In GOD ON TRIAL, Irons accomplishes his implicit goal of scholarly impartiality, even as he discloses his work as a real-life advocate. His reportage of the background, ensuing litigation, and judicial opinions is objective. The adversarial first-person narratives are not asymmetrical; indeed, almost all of the accounts evince an unattractive zealotry. Moreover, Irons plainly prides himself on his balanced methodology. He derides one competitor’s effort as largely “a product of law-library research” without evidence the author “talked with anyone on either side of America’s religious wars.” He chastises a journalistic book, implicitly suggesting the author should have spent more time in a reputable library, because it weaves a fantastical “conspiratorial web” between those who would stone blasphemers and the Bush White House. But unbalanced or [*830] otherwise, all approaches lead to the same conclusion: the “primary battlefield” in our nation’s “religious wars” has become the federal judiciary, especially the appointment of the next Supreme Court Justice, predicted to occur after the Presidential inauguration in 2009.

In fact, life-tenured federal judges do not necessarily make loyal warriors. William O. Douglas, the Court’s longest serving member (1939-1980) and famously subject to an impeachment attempt, wrote the Court’s 1952 opinion in ZORACH upholding a New York City program allowing some students to be released from school for religious instruction while the other students remained in classes. Douglas proclaimed: “We are a religious people whose institutions presuppose a Supreme Being.” In subsequent opinions, he concluded prayer in the public schools, Sunday “blue” laws, and even tax exemptions for churches were all unconstitutional establishments of religion.

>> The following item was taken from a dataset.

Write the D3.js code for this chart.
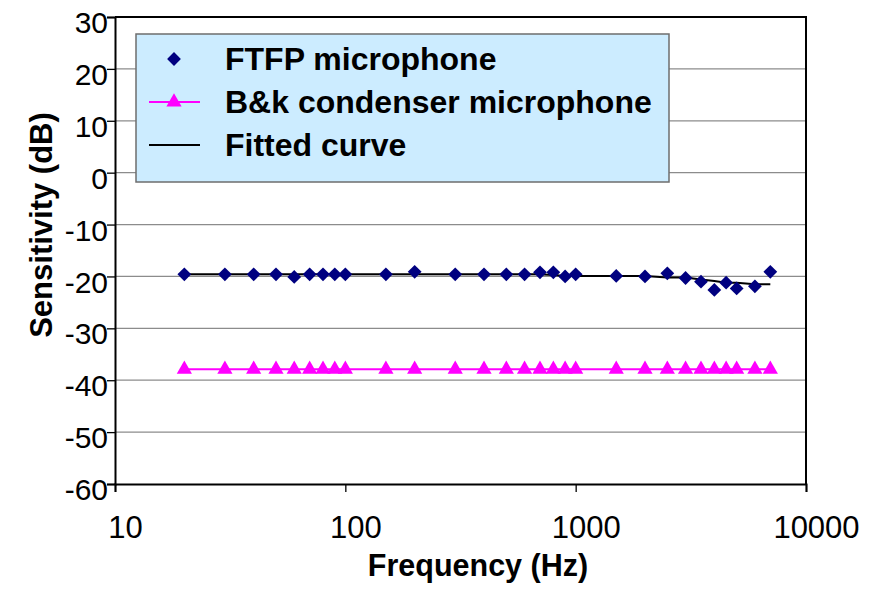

Justice Kennedy, a so-called centrist Justice on the current Court, derided the established doctrinal LEMON test as a fashion that invited formalism in 1989, only to write a majority opinion declining to reconsider LEMON in 1992.

Irons briefly entertains the notion that many – perhaps even most – of us are more flexible than the rhetoric of “war” and “battlefield” suggests, but his work leaves little hope for a principled truce.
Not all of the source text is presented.